══ Raw records

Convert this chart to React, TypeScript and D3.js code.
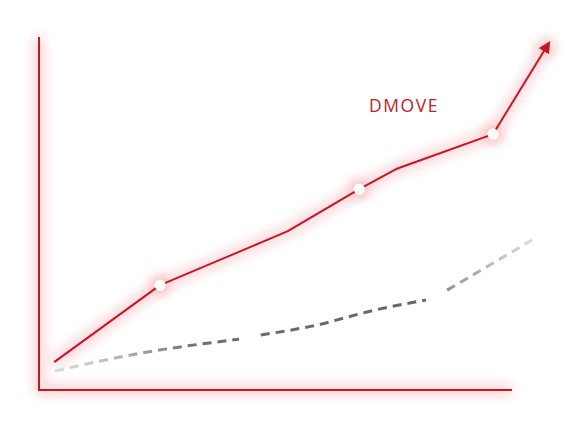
import * as React from "react";
import * as d3 from "d3";

// main series (red), x / y in percent of the axes
const redX = [3.2, 25.6, 52.6, 67.7, 75.5, 96.0, 107.8];
const redY = [7.9, 29.7, 45.0, 56.9, 62.6, 72.5, 98.3];
// which points get a white marker
const dotIdx = [1, 3, 5];

// secondary series (grey dashed), null = break
const greyX = [3.4, 21.8, 42.3, null, 46.9, 57.7, 71.2, 81.8, null, 86.3, 105.3];
const greyY = [5.4, 10.5, 14.4, null, 15.6, 18.1, 22.7, 25.5, null, 28.3, 43.3];

const label = "DMOVE";

const W = 583;
const H = 428;
const RED = "#c9151f";

export default function App() {
  const x = d3.scaleLinear().domain([0, 100]).range([39, 512]);
  const y = d3.scaleLinear().domain([0, 100]).range([390, 37]);

  const red = redX.map((v, i) => ({ x: v, y: redY[i] }));
  const grey = greyX.map((v, i) => ({ x: v, y: greyY[i] }));

  const redLine = d3
    .line<{ x: number; y: number }>()
    .x(d => x(d.x))
    .y(d => y(d.y));

  const greyLine = d3
    .line<any>()
    .defined(d => d.x !== null)
    .x(d => x(d.x))
    .y(d => y(d.y))
    .curve(d3.curveMonotoneX);

  const axisPath = `M${x(0)},${y(100)}L${x(0)},${y(0)}L${x(100)},${y(0)}`;

  return (
    <svg width={W} height={H} style={{ position: "absolute", left: 0, top: 0 }}>
      <defs>
        <filter id="glow" x="-20%" y="-20%" width="140%" height="140%">
          <feGaussianBlur in="SourceAlpha" stdDeviation="7" result="blur" />
          <feFlood floodColor="#e8303c" floodOpacity="0.5" />
          <feComposite in2="blur" operator="in" result="halo" />
          <feMerge>
            <feMergeNode in="halo" />
            <feMergeNode in="halo" />
            <feMergeNode in="SourceGraphic" />
          </feMerge>
        </filter>
        <linearGradient id="greyGrad" gradientUnits="userSpaceOnUse" x1={x(3)} x2={x(106)} y1={0} y2={0}>
          <stop offset="0" stopColor="#e0e0e0" />
          <stop offset="0.12" stopColor="#bbbbbb" />
          <stop offset="0.3" stopColor="#6e6e6e" />
          <stop offset="0.78" stopColor="#666666" />
          <stop offset="0.82" stopColor="#9a9a9a" />
          <stop offset="1" stopColor="#e4e4e4" />
        </linearGradient>
        <marker
          id="arrow"
          viewBox="0 0 10 10"
          refX="8"
          refY="5"
          markerWidth="6"
          markerHeight="6"
          orient="auto"
        >
          <path d="M0,0L10,5L0,10Z" fill={RED} />
        </marker>
      </defs>

      <path
        d={greyLine(grey) as string}
        fill="none"
        stroke="url(#greyGrad)"
        strokeWidth={3}
        strokeDasharray="9 6"
      />

      <g filter="url(#glow)">
        <path d={axisPath} fill="none" stroke={RED} strokeWidth={2} />
        <path
          d={redLine(red) as string}
          fill="none"
          stroke={RED}
          strokeWidth={2}
          strokeLinejoin="round"
          markerEnd="url(#arrow)"
        />
        {dotIdx.map(i => (
          <circle key={i} cx={x(redX[i])} cy={y(redY[i])} r={5.5} fill="#fff" />
        ))}
      </g>

      <text
        x={404}
        y={112}
        textAnchor="middle"
        fill="#c3202a"
        fontFamily="'Open Sans', sans-serif"
        fontWeight={400}
        fontSize={17.5}
        letterSpacing={1.6}
      >
        {label}
      </text>
    </svg>
  );
}
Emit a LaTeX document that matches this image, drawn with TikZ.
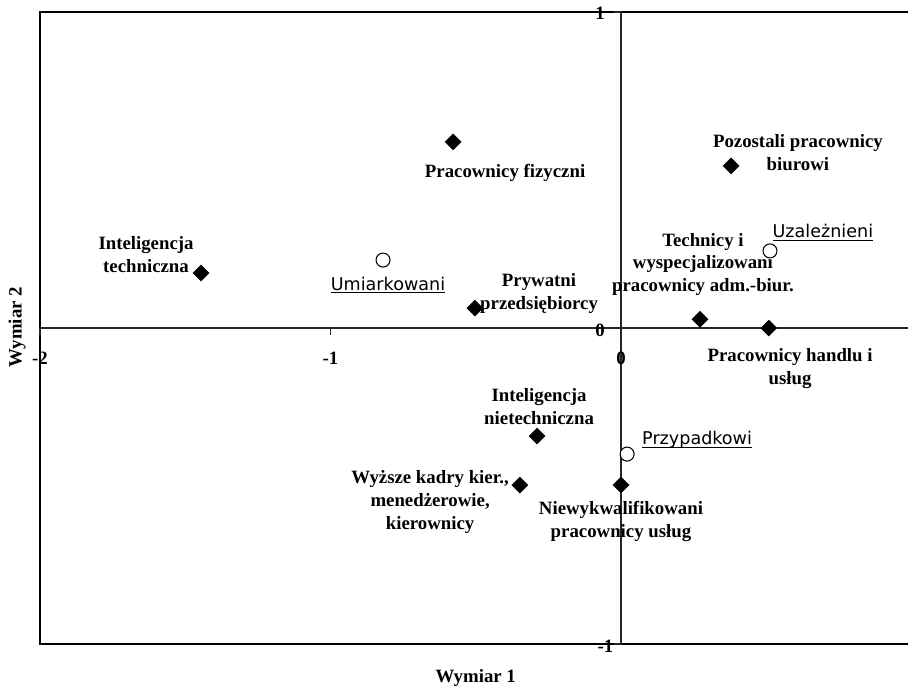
\documentclass[tikz,border=0pt]{standalone}
\usepackage{fontspec}
\setmainfont{Liberation Serif}
\newfontfamily\chartsans{DejaVu Sans}
\usepackage{tikz}
\usetikzlibrary{shapes.geometric}
\newcommand{\grp}[1]{\setbox0\hbox{\chartsans #1}\rlap{\rule[-1.8pt]{\wd0}{0.75pt}}\box0}

\begin{document}
\begin{tikzpicture}[
  x=5.81cm,y=6.32cm,
  every node/.style={inner sep=0pt},
  frame/.style={line width=1.1pt,black},
  axis/.style={line width=0.8pt,black!85},
  tick/.style={font=\fontsize{10.7}{13}\selectfont\bfseries},
  lbl/.style={font=\fontsize{10.7}{13}\selectfont\bfseries,align=center},
  grplbl/.style={font=\fontsize{10}{12}\selectfont},
  occ/.style={diamond,fill=black,minimum size=0.34cm},
  grp/.style={circle,draw=black,fill=white,line width=0.6pt,minimum size=0.28cm}
]
\useasboundingbox (-2.1377,-1.1329) rectangle (0.988,1.038);
% frame and axes
\draw[frame] (-2,-1) rectangle (1,1);
\draw[axis] (-2,0) -- (1,0);
\draw[axis] (0,-1) -- (0,1);
\foreach \t in {-2,-1,0,1}
  \draw[axis] (\t,0) -- ++(0,-0.022);
\foreach \t in {-1,0,1}
  \draw[axis] (0,\t) -- ++(-0.024,0);
% tick labels
\node[tick] (xm2) at (-2,-0.095) {-2};
\node[tick] (xm1) at (-1,-0.095) {-1};
\node[tick] (x0) at (0,-0.095) {0};
\node[tick] (x1) at (1,-0.095) {1};
\node[tick,anchor=east] (y1) at (-0.055,0.997) {1};
\node[tick,anchor=east] (y0) at (-0.055,-0.006) {0};
\node[tick,anchor=east] (ym1) at (-0.025,-1.006) {-1};
% axis titles
\node[lbl] (wym1) at (-0.5,-1.108) {Wymiar 1};
\node[lbl,rotate=90] (wym2) at (-2.079,0.003) {Wymiar 2};

% occupational categories
\node[occ] (fizyczni) at (-0.578,0.589) {};
\node[occ] (biurowi) at (0.379,0.513) {};
\node[occ] (inttech) at (-1.446,0.174) {};
\node[occ] (prywatni) at (-0.503,0.063) {};
\node[occ] (technicy) at (0.272,0.028) {};
\node[occ] (handel) at (0.509,0) {};
\node[occ] (intnietech) at (-0.289,-0.342) {};
\node[occ] (kadry) at (-0.348,-0.497) {};
\node[occ] (niewykw) at (0,-0.497) {};
\node[lbl] (fizyczni-l) at (-0.399,0.491) {Pracownicy fizyczni};
\node[lbl] (biurowi-l) at (0.609,0.554) {Pozostali pracownicy\\biurowi};
\node[lbl] (inttech-l) at (-1.635,0.233) {Inteligencja\\techniczna};
\node[lbl] (prywatni-l) at (-0.282,0.109) {Prywatni\\przedsiębiorcy};
\node[lbl] (technicy-l) at (0.282,0.201) {Technicy i\\wyspecjalizowani\\pracownicy adm.-biur.};
\node[lbl] (handel-l) at (0.582,-0.128) {Pracownicy handlu i\\usług};
\node[lbl] (intnietech-l) at (-0.282,-0.248) {Inteligencja\\nietechniczna};
\node[lbl] (kadry-l) at (-0.657,-0.551) {Wyższe kadry kier.,\\menedżerowie,\\kierownicy};
\node[lbl] (niewykw-l) at (0,-0.611) {Niewykwalifikowani\\pracownicy usług};

% respondent groups
\node[grp] (umiark) at (-0.819,0.215) {};
\node[grp] (uzalez) at (0.513,0.244) {};
\node[grp] (przypadk) at (0.021,-0.399) {};
\node[grplbl] (umiark-l) at (-0.802,0.136) {\grp{Umiarkowani}};
\node[grplbl] (uzalez-l) at (0.695,0.301) {\grp{Uzależnieni}};
\node[grplbl] (przypadk-l) at (0.262,-0.354) {\grp{Przypadkowi}};
\end{tikzpicture}
\end{document}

════

(Exercise directions): Extract each line from the listing that holds the word "React".

(Correct response):
Convert this chart to React, TypeScript and D3.js code.
import * as React from "react";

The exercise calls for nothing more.